GOAL OF THE EXERCISE -
Copy from the first line below down to and including the line with "k in range(73)]". Skip the pictures.

INFORMATION SUPPLIED -
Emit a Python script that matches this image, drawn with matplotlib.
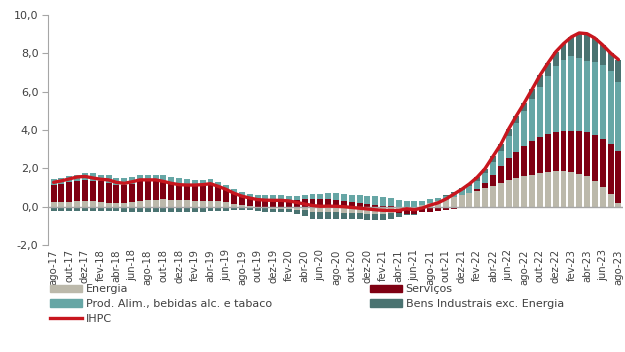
import matplotlib
matplotlib.use("Agg")
import matplotlib.pyplot as plt
import numpy as np
from matplotlib.patches import Patch
from matplotlib.lines import Line2D

plt.rcParams['font.family'] = ['DejaVu Sans']

# meses: ago-17 .. ago-23
month_abbr = ['jan', 'fev', 'mar', 'abr', 'mai', 'jun', 'jul', 'ago', 'set', 'out', 'nov', 'dez']
months = [f"{month_abbr[(7 + k) % 12]}-{17 + (7 + k) // 12}" for k in range(73)]

# contributos (p.p.)
energia = [0.24, 0.24, 0.26, 0.30, 0.30, 0.29, 0.23, 0.21, 0.19, 0.19,
           0.26, 0.30, 0.33, 0.36, 0.38, 0.36, 0.36, 0.35, 0.31, 0.31,
           0.30, 0.28, 0.22, 0.14, 0.07, 0.02, -0.03, -0.08, -0.12, -0.13,
           -0.13, -0.17, -0.19, -0.30, -0.30, -0.30, -0.30, -0.33, -0.33, -0.33,
           -0.38, -0.38, -0.36, -0.33, -0.22, -0.10, -0.02, 0.08, 0.19, 0.28,
           0.35, 0.50, 0.62, 0.70, 0.80, 0.95, 1.10, 1.25, 1.40, 1.52,
           1.60, 1.68, 1.74, 1.80, 1.84, 1.84, 1.82, 1.72, 1.58, 1.32,
           1.02, 0.67, 0.17]
servicos = [0.89, 0.96, 1.01, 1.04, 1.07, 1.06, 1.09, 1.04, 0.94, 0.94,
            0.94, 1.02, 1.04, 1.01, 0.92, 0.87, 0.80, 0.78, 0.79, 0.79,
            0.85, 0.78, 0.70, 0.56, 0.49, 0.42, 0.42, 0.40, 0.40, 0.37,
            0.36, 0.36, 0.40, 0.42, 0.42, 0.40, 0.36, 0.31, 0.24, 0.19,
            0.16, 0.10, 0.05, 0.01, -0.10, -0.28, -0.38, -0.30, -0.28, -0.24,
            -0.17, -0.13, -0.06, 0.02, 0.12, 0.30, 0.55, 0.85, 1.15, 1.35,
            1.55, 1.75, 1.92, 2.02, 2.08, 2.10, 2.13, 2.22, 2.32, 2.42,
            2.50, 2.62, 2.75]
alimentares = [0.31, 0.31, 0.34, 0.34, 0.37, 0.39, 0.36, 0.40, 0.36, 0.36,
               0.36, 0.35, 0.30, 0.31, 0.33, 0.33, 0.33, 0.31, 0.30, 0.30,
               0.29, 0.21, 0.20, 0.22, 0.20, 0.20, 0.20, 0.20, 0.20, 0.22,
               0.21, 0.22, 0.22, 0.24, 0.26, 0.31, 0.36, 0.37, 0.38, 0.40,
               0.41, 0.44, 0.45, 0.45, 0.33, 0.31, 0.28, 0.23, 0.20, 0.16,
               0.20, 0.22, 0.25, 0.35, 0.42, 0.50, 0.70, 0.83, 1.15, 1.48,
               1.83, 2.20, 2.60, 3.01, 3.41, 3.72, 3.91, 3.83, 3.73, 3.79,
               3.87, 3.78, 3.58]
bens_ind = [-0.20, -0.20, -0.20, -0.20, -0.22, -0.22, -0.22, -0.24, -0.25, -0.26,
            -0.27, -0.28, -0.28, -0.30, -0.30, -0.30, -0.30, -0.30, -0.28, -0.26,
            -0.24, -0.22, -0.20, -0.18, -0.17, -0.18, -0.22, -0.20, -0.18, -0.14,
            -0.16, -0.22, -0.28, -0.32, -0.34, -0.34, -0.36, -0.33, -0.33, -0.33,
            -0.31, -0.32, -0.33, -0.33, -0.21, -0.05, -0.03, 0.00, 0.00, 0.02,
            0.04, 0.07, 0.08, 0.12, 0.20, 0.24, 0.27, 0.32, 0.35, 0.40,
            0.44, 0.50, 0.60, 0.66, 0.75, 0.85, 1.00, 1.30, 1.40, 1.27,
            1.05, 0.95, 1.18]
ihpc = [1.27, 1.35, 1.45, 1.55, 1.58, 1.50, 1.43, 1.40, 1.27, 1.22,
        1.30, 1.40, 1.40, 1.40, 1.32, 1.22, 1.15, 1.13, 1.13, 1.15,
        1.20, 1.06, 0.90, 0.70, 0.55, 0.45, 0.37, 0.34, 0.33, 0.33,
        0.30, 0.22, 0.14, 0.06, 0.02, 0.03, 0.02, 0.00, -0.04, -0.08,
        -0.12, -0.16, -0.19, -0.20, -0.20, -0.11, -0.16, -0.07, 0.08, 0.20,
        0.40, 0.65, 0.90, 1.19, 1.54, 1.99, 2.62, 3.25, 4.05, 4.75,
        5.42, 6.13, 6.86, 7.49, 8.08, 8.51, 8.86, 9.07, 9.03, 8.80,
        8.44, 8.02, 7.68]

series = [
    ("Energia", energia, "#bcb9ab"),
    ("Serviços", servicos, "#7f0012"),
    ("Prod. Alim., bebidas alc. e tabaco", alimentares, "#66a6a5"),
    ("Bens Industrais exc. Energia", bens_ind, "#4a7371"),
]
line_color = "#c8161e"
text_color = "#404040"

fig = plt.figure(figsize=(6.25, 3.52), dpi=100)
ax = fig.add_axes([0.077, 0.304, 0.920, 0.653])

x = np.arange(len(months))
pos_base = np.zeros(len(x))
neg_base = np.zeros(len(x))
for name, vals, col in series:
    v = np.array(vals)
    bottom = np.where(v >= 0, pos_base, neg_base)
    ax.bar(x, v, bottom=bottom, width=0.76, color=col, linewidth=0, zorder=2)
    pos_base = pos_base + np.where(v >= 0, v, 0)
    neg_base = neg_base + np.where(v < 0, v, 0)

ax.axhline(0, color="#a6a6a6", linewidth=1.0, zorder=3)
ax.plot(x, ihpc, color=line_color, linewidth=2.4, solid_capstyle="round", zorder=4)

ax.set_xlim(-0.7, len(x) - 0.4)
ax.set_ylim(-2, 10)
yt = np.arange(-2, 11, 2)
ax.set_yticks(yt)
ax.set_yticklabels([f"{t:.1f}".replace(".", ",") for t in yt], fontsize=8, color=text_color)
ax.set_xticks(x[::2])
ax.set_xticklabels(months[::2], rotation=90, fontsize=7.3, color=text_color)
ax.tick_params(axis="x", length=0, pad=3)
ax.tick_params(axis="y", length=4, color="#a6a6a6", direction="out", pad=3)

for s in ["top", "right", "bottom"]:
    ax.spines[s].set_visible(False)
ax.spines["left"].set_color("#a6a6a6")

handles = [
    Patch(color=series[0][2], label=series[0][0]),
    Patch(color=series[2][2], label=series[2][0]),
    Line2D([0], [0], color=line_color, linewidth=2.4, label="IHPC"),
    Patch(color=series[1][2], label=series[1][0]),
    Patch(color=series[3][2], label=series[3][0]),
]
fig.legend(handles=handles, ncol=2, loc="upper left", bbox_to_anchor=(0.08, 0.192),
           frameon=False, fontsize=8, handlelength=2.9, handletextpad=0.3,
           labelspacing=0.42, columnspacing=8.85, borderaxespad=0, borderpad=0,
           labelcolor=text_color)

fig.savefig("out.png", dpi=100)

REPLY -
Emit a Python script that matches this image, drawn with matplotlib.
import matplotlib
matplotlib.use("Agg")
import matplotlib.pyplot as plt
import numpy as np
from matplotlib.patches import Patch
from matplotlib.lines import Line2D

plt.rcParams['font.family'] = ['DejaVu Sans']

# meses: ago-17 .. ago-23
month_abbr = ['jan', 'fev', 'mar', 'abr', 'mai', 'jun', 'jul', 'ago', 'set', 'out', 'nov', 'dez']
months = [f"{month_abbr[(7 + k) % 12]}-{17 + (7 + k) // 12}" for k in range(73)]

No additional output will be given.